- _RECORDED INFORMATION_
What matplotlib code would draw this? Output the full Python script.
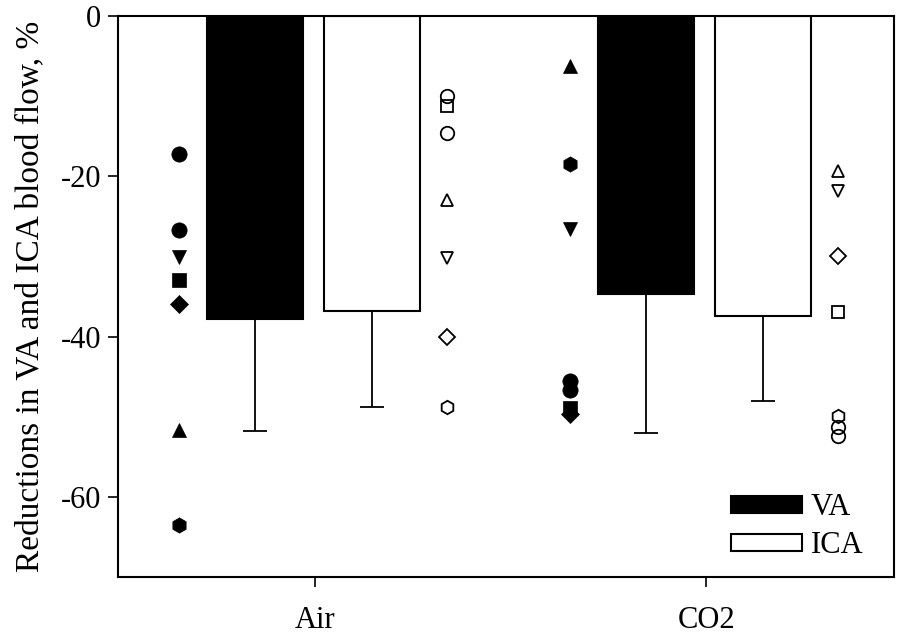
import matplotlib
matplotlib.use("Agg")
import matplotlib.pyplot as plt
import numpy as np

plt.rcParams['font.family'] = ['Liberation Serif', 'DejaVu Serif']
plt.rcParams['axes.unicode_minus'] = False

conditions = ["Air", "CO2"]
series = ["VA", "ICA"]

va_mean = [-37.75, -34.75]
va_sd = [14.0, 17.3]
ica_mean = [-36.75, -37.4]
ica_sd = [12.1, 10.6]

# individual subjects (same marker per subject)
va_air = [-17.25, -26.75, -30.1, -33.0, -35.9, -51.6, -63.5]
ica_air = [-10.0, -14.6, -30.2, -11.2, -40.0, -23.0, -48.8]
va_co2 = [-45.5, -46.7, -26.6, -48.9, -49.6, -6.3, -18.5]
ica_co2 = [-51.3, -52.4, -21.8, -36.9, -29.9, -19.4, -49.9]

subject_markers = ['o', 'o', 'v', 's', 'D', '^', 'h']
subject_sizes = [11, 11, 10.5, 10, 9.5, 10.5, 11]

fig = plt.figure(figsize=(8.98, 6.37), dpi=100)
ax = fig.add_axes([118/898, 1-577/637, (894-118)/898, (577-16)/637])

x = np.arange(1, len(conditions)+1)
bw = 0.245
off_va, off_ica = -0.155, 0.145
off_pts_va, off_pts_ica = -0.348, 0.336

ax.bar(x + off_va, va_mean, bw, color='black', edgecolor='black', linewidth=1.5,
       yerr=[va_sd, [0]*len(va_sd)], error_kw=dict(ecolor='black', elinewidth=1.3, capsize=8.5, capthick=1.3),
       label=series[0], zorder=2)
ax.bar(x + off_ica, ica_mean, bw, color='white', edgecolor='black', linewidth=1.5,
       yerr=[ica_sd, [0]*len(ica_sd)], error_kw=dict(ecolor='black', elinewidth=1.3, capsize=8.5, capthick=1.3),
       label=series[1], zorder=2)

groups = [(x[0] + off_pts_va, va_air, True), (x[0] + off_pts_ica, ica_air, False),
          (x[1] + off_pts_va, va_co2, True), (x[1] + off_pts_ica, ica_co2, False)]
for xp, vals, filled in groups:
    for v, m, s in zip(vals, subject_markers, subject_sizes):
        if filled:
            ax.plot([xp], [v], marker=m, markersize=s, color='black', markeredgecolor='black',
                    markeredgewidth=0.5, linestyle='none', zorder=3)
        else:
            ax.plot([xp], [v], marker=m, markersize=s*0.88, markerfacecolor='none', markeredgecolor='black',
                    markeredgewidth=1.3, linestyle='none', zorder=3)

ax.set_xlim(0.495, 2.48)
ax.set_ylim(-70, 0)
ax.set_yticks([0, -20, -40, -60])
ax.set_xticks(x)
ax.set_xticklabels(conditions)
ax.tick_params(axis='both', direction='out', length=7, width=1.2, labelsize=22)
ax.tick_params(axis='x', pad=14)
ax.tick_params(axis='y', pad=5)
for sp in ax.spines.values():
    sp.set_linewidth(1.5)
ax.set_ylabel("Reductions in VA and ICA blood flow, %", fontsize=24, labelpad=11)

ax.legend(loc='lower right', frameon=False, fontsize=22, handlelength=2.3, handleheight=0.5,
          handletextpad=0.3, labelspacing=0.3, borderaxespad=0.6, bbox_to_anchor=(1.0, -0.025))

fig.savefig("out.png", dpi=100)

- _TASK TO COMPLETE_
Say how many lines have the string "matplotlib" in them, offering no words beyond the number.

- _THE OUTPUT_
4